Yes There Is a Dirty War Against AMLO

Mexican presidential candidate Andrés Manuel López Obrador. Photo: Getty Images

By RICARDO CASTILLO    

The good news is that more Mexicans are – at long last – interested in a presidential race. The figures for some foreign observers may not be impressive, but, locally, the audience participation results of last Sunday’s debate issued by the National Electoral Institute (INE) showed that 11.4 million Mexicans watched it and that two out of every five Mexicans watching TV at the time were tuned to a channel broadcasting the debate.

These figures were twice as high as the truly boring 2012 debates and triple what the 2006 debate received. The first presidential debate in Mexican history was held in 1994 and audience interest then was minimal.

The bad news is that, as a result of the audience success, the panegyrists of four of the five candidates are currently focusing their battles against the still-leader in the polls, Andrés Manuel López Obrador (AMLO), who immediately after the debate went on the defensive to declare that “the dirty war” against him had begun. More about that further down in this column.

During the debate, AMLO defended neither himself nor his cause from the expected onslaught of broadsides that came from the four other contenders, namely, in order of opposition importance in the polls, Ricardo Anaya, José Antonio Meade, Margarita Zavala and Jaime Rodriguez.

The most frontal attack against AMLO came from Anaya, who threw the political book at López Obrador, blaming him of everything that is bad in this nation, including the ever-increasing crime rate and the slowdown in foreign investment.

Meade, meanwhile, kept on hammering about AMLO’s alleged dishonesty because he did not declare two apartments still in his name that he used to own in the popular housing project Copilco near the National Autonomous University of Mexico in southern Mexico City. AMLO explained that upon the death of his first wife 16 years ago, he passed them on to his sons, who never took the trouble to put them in their name. But, politically, it’s been indeed a waste of time and effort for Meade to try to bring discredit to AMLO, who seems to be the name of the game in this election.

It must be said that candidate Meade insistance on beating the dead-horse issue of AMLO’s apartments to death only hurt his own candidacy since the matter does not represent a political issue of importance in the eyes of most Mexicans. Nevertheless, Meade is following the script written for him at the Institutional Revolutionary Party’s (PRI) so-called “war room.”

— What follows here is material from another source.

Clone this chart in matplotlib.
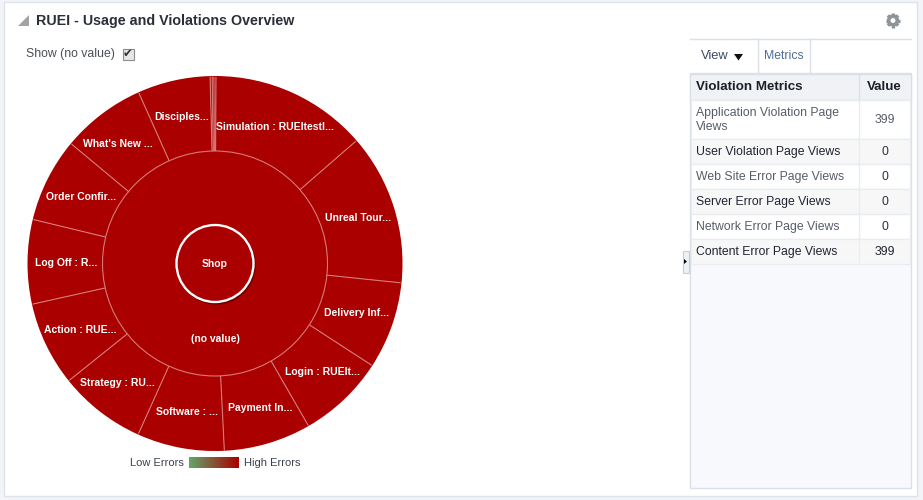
import numpy as np
import matplotlib
matplotlib.use("Agg")
import matplotlib.pyplot as plt
from matplotlib.patches import Rectangle, Polygon, Circle
from matplotlib.colors import LinearSegmentedColormap

plt.rcParams['font.family'] = ['Liberation Sans', 'DejaVu Sans']

# ---- data
pages = ["Simulation : RUEItestl...", "Unreal Tour...", "Delivery Inf...", "Login : RUEIt...",
         "Payment In...", "Software : ...", "Strategy : RU...", "Action : RUE...",
         "Log Off : R...", "Order Confir...", "What's New ...", "Disciples...", "", "", ""]
page_views = [54, 52, 30, 30, 30, 30, 30, 29, 29, 29, 29, 25, 0.7, 0.6, 0.7]
outer_total = "(no value)"
center_label = "Shop"
metric_names = ["Application Violation Page\nViews", "User Violation Page Views",
                "Web Site Error Page Views", "Server Error Page Views",
                "Network Error Page Views", "Content Error Page Views"]
metric_values = [399, 0, 0, 0, 0, 399]
metric_dark = [False, True, False, True, False, True]

# label nudges in pixels (layout only)
nudge_x = [-2, 0.5, 1.5, 5, 3, 0, -6.5, 0, 0, -1, -7, 0, 0, 0, 0]
nudge_y = [-1.5, -1, -1, 0, 1, 1, 1, 1, 0, 0, -1, -2, 0, 0, 0]

RED = "#aa0000"
LINE = "#d67a7a"
W, H = 923, 500
fig = plt.figure(figsize=(W / 100, H / 100), dpi=100, facecolor="#f2f4f7")

# ---- page frame and side panel, in pixel coordinates
ui = fig.add_axes([0, 0, 1, 1], zorder=1)
ui.set_xlim(0, W); ui.set_ylim(H, 0); ui.axis("off")
ui.add_patch(Rectangle((4, 2), 913, 494, fc="white", ec="#dde3ea", lw=1))
ui.add_patch(Rectangle((690, 73), 221, 415, fc="#f7f9fc", ec="#d9e0e8", lw=1))
ui.plot([690, 911], [38.5, 38.5], color="#d9e0e8", lw=1)
for x in (757.5, 809.5):
    ui.plot([x, x], [38.5, 73], color="#d9e0e8", lw=1)

ui.add_patch(Polygon([[18, 25.5], [29, 25.5], [29, 15]], fc="#a3a3a3", ec="none"))
ui.text(36, 20.5, "RUEI - Usage and Violations Overview", fontsize=10.3, fontweight="bold",
        color="#2b2f38", va="center", ha="left")
ui.text(26, 54.5, "Show (no value)", fontsize=8.8, color="#4a4f57", va="center", ha="left")
ui.add_patch(Rectangle((122.5, 48.5), 11, 11, fc="#e6e6e6", ec="#8c8c8c", lw=0.8))
ui.text(128, 54, "\u2714", fontsize=8.5, color="#333333", va="center", ha="center",
        family="DejaVu Sans")

# gear icon
gear_x, gear_y = 893, 20.5
for a in np.arange(0, 180, 45):
    dx, dy = 7.2 * np.cos(np.deg2rad(a)), 7.2 * np.sin(np.deg2rad(a))
    ui.plot([gear_x - dx, gear_x + dx], [gear_y - dy, gear_y + dy], color="#8f9499",
            lw=2.4, solid_capstyle="butt")
ui.add_patch(Circle((gear_x, gear_y), 4.3, fc="white", ec="#8f9499", lw=2.6, zorder=3))

ui.text(701, 56, "View", fontsize=9.3, color="#3c4a63", va="center", ha="left")
ui.add_patch(Polygon([[734, 54], [743, 54], [738.5, 60.5]], fc="#111111", ec="none"))
ui.text(764, 56, "Metrics", fontsize=8.8, color="#4f6b9a", va="center", ha="left")

# table
split = 858.5
ui.add_patch(Rectangle((690, 73.5), 221, 26, fc="#f0f2f6", ec="#d9e0e8", lw=1))
ui.plot([split, split], [73.5, 99.5], color="#d9e0e8", lw=1)
ui.text(696, 86.5, "Violation Metrics", fontsize=9.6, fontweight="bold", color="#1b1f27", va="center")
ui.text(884.5, 86.5, "Value", fontsize=9.6, fontweight="bold", color="#1b1f27", va="center", ha="center")
tops = [99.5, 138.5, 163.5, 188.5, 213.5, 238.5, 263.5]
for i, (nm, val, dark) in enumerate(zip(metric_names, metric_values, metric_dark)):
    t, b = tops[i], tops[i + 1]
    ui.add_patch(Rectangle((691, t), 219, b - t, fc="#f7f7f7" if dark else "white", ec="#e9edf1", lw=1))
    ui.plot([split, split], [t, b], color="#e9edf1", lw=1)
    c = "#1f2430" if dark else "#565d68"
    ui.text(696, (t + b) / 2 + 0.7, nm, fontsize=8.8, color=c, va="center", linespacing=1.2)
    ui.text(884.5, (t + b) / 2 + 0.7, str(val), fontsize=8.8, color="#2c3040" if val == 0 else c,
            va="center", ha="center")

# splitter handle
ui.add_patch(Rectangle((682.5, 250.5), 6.5, 22, fc="#eef1f5", ec="#c5ccd4", lw=0.8))
ui.add_patch(Polygon([[684, 259], [684, 264], [687, 261.5]], fc="black", ec="none"))

# legend
grad = LinearSegmentedColormap.from_list("err", ["#62a56a", RED])
ui.imshow(np.linspace(0, 1, 64)[None, :], cmap=grad, aspect="auto", extent=(189, 239, 468, 457.5), zorder=2)
ui.set_xlim(0, W); ui.set_ylim(H, 0)
ui.text(184, 462.5, "Low Errors", fontsize=8, color="#3c4150", va="center", ha="right")
ui.text(244, 462.5, "High Errors", fontsize=8, color="#3c4150", va="center", ha="left")

# ---- sunburst
cx, cy, R = 215, 263.5, 187.5
pie = fig.add_axes([(cx - R) / W, 1 - (cy + R) / H, 2 * R / W, 2 * R / H], zorder=2)
r_in, r_c = 112.5 / R, 38.5 / R
start = 89.7
pie.pie(page_views, radius=1, startangle=start, counterclock=False,
        colors=[RED], wedgeprops=dict(edgecolor="none"))
pie.set_xlim(-1, 1); pie.set_ylim(-1, 1); pie.axis("off")

edges = np.cumsum([0] + page_views) / sum(page_views) * 360
for a in edges[:-1]:
    th = np.deg2rad(start - a)
    pie.plot([r_in * np.cos(th), 0.995 * np.cos(th)], [r_in * np.sin(th), 0.995 * np.sin(th)],
             color=LINE, lw=0.8, solid_capstyle="butt")
pie.add_patch(Circle((0, 0), r_in, fc=RED, ec=LINE, lw=0.8))
pie.set_xlim(-1, 1); pie.set_ylim(-1, 1)

# centre disc with soft shadow
pie.add_patch(Circle((0.006, -0.008), r_c + 0.006, fc="#4a0000", ec="none", alpha=0.6))
pie.add_patch(Circle((0, 0), r_c, fc=RED, ec="white", lw=1.7))

lab = dict(fontsize=7.5, fontweight="bold", color="white", ha="center", va="center")
shift = -0.6 / R
for name, a, b, nx, ny in zip(pages, edges[:-1], edges[1:], nudge_x, nudge_y):
    if name:
        th = np.deg2rad(start - (a + b) / 2)
        r = 149 / R
        pie.text(r * np.cos(th) + nx / R, r * np.sin(th) + shift - ny / R, name, **lab)
pie.text(0, shift, center_label, **lab)
pie.text(0, -74.5 / R + shift, outer_total, **lab)

fig.savefig("out.png", dpi=100, facecolor=fig.get_facecolor())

The great majority of political pundits suddenly became performance psychologists and most, writing with the goal of blasting AMLO, blamed him not for what he failed to say during the debate but because of “his body language.” If he looked sideways, he was “bored,” if he moved his head to the front looking into the cameras, he was showing his “usual arrogance,” and if he looked down (you can’t move much behind a podium), he was showing “contempt” for his opponents. In any case, no mater what he did, he was “guilty” of something, or so claim his opponents.

Now, about AMLO’s denouncing the beginning of a “dirty war” that had begun against him, this is because someone financed a film called “Populism in Latin America” that’s supposed to describe the governments of populist presidents such as Hugo Chavez and Nicolás Maduro of Venezuela and in the olden days of Juan Domingo Perón in Argentina. The film will be shown only in cinemas.

During a recent speech, AMLO claimed “I have it from very good sources this film was financed by Carlos Salinas de Gortari and Claudio X. González.” Now, if you’re not familiar with former President Salinas and tissue paper manufacturer Claudio X. González of Kimberly Clark, there is no question or doubt that these two will go out of their way to discredit AMLO at any cost. In particular, former President Salinas, who AMLO calls “the unmentionable one” (el innombrable in Spanish – which everyone knows is Salinas – a highly discredited former president) and indeed is shooting back at AMLO.

But then, politics by nature is dirty, so there’s nothing wrong with a “dirty war,” except for the fact that this is the third time AMLO is running for president and he’s fallen victim to two dirty wars in the past.

Another source of “fear” of AMLO (“don’t fear, vote for Meade” is the slogan of a new PRI ad) stems out of the business chambers who are happy with the status quo under President Enrique Peña Nieto and would like to keep it that way. The main problem they face in opposing AMLO is that 56 percent of Mexicans live below the poverty line and these are precisely the voters AMLO is appealing to. These are voters who don’t support the construction of refineries or closing down the New Mexico International Airport construction underway because, as AMLO knows, they neither own cars nor fly, for sure a motive for businessmen to worry about the “populist” proposals AMLO is making.

Finally, back to the good news. The next debate will be held on May 20 in Tijuana. The format of the first debate, organized by the INE, was very successful – even entertaining, some claim, with AMLO as top clown – and the hope is that more people will watch that debate than did the first round. Definitely, the “lead performer” will again be the main attraction.

As a side comment, I must make clear that this columnist is an objective observer and definitely not a panegyrist for AMLO. But he is the main subject of this and possibly future columns because he is the person everyone in Mexico is talking about, either positively or negatively, but he is the current focus of water cooler chatter.